Africa’s journey to net zero: USD7trn just for energy

  • The green energy transition is a once-in-a-lifetime opportunity for African development, a chance to reduce poverty and lift growth potential. To reap this opportunity, there are three levers to pull: strengthening political stability and the rule of law, reducing project risks by adopting blended finance, and formulating clear green-energy strategies backed by economy-wide transition plans with sector-specific pathways. This paper aims at the last point, providing guidance for governments and investors alike.
  • Limiting global warming to the Paris target of 1.5°C will require USD200bn of investments in the African energy system per year, by 2030, followed by USD370bn per year, by 2050. In total, the investment opportunity adds up to just over USD7trn between 2020-2050.
  • On that journey to net zero, two subsectors are pivotal. First, Africa’s electricity-production capacities will have to increase tenfold by 2050, requiring USD110bn of investment per annum as early as 2030, which then would need to increase to USD190bn in 2050 to meet the goal of limiting the global temperature increase to 1.5°C. Second, yearly investment needs in the African hydrogen market will have to reach USD2-3bn per year in 2030 and USD4-9bn in 2050. African countries feature a promising combination of resources, coastal access and favorable location, positioning the continent as a potential central hub for the hydrogen-based global economy. Note that hydrogen investments in Nigeria are set to be significantly higher than in most other major African economies and will already reach USD2bn in 2040.

Global warming is the largest threat to humanity and a major driver of poverty and inequality, conflicts and violence. Nowhere is this more true than in Africa, which is at the epicenter of the climate crisis: Although the continent contributed the least to global warming, it is burdened with the highest impacts and losses.

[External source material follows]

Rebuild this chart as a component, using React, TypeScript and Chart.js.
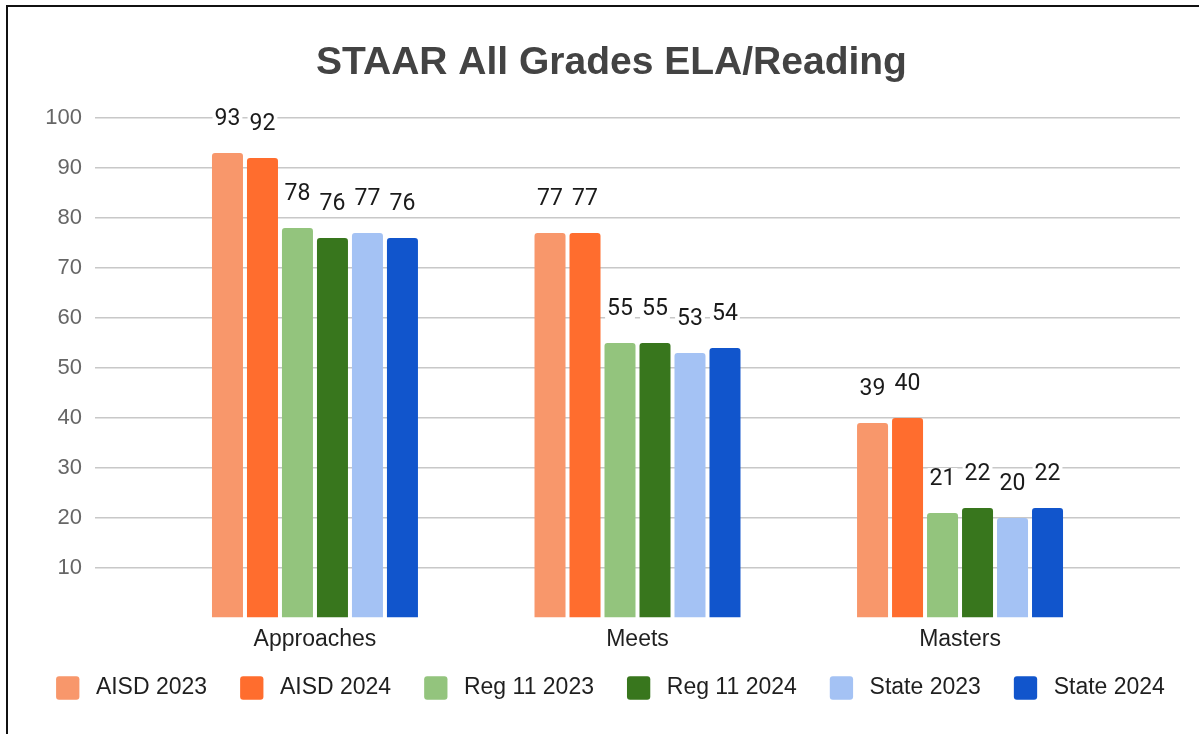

An African energy transition would not only mitigate climate change but also reduce poverty by increasing labor productivity, agricultural yields, water availability, food security and human health. Moreover, while mainly low-skilled jobs in “brown” sectors would be lost, higher-skilled jobs in “green” sectors would be gained, potentially leading to much higher human capital levels. In a nutshell, the energy transition provides tremendous development prospects for African countries.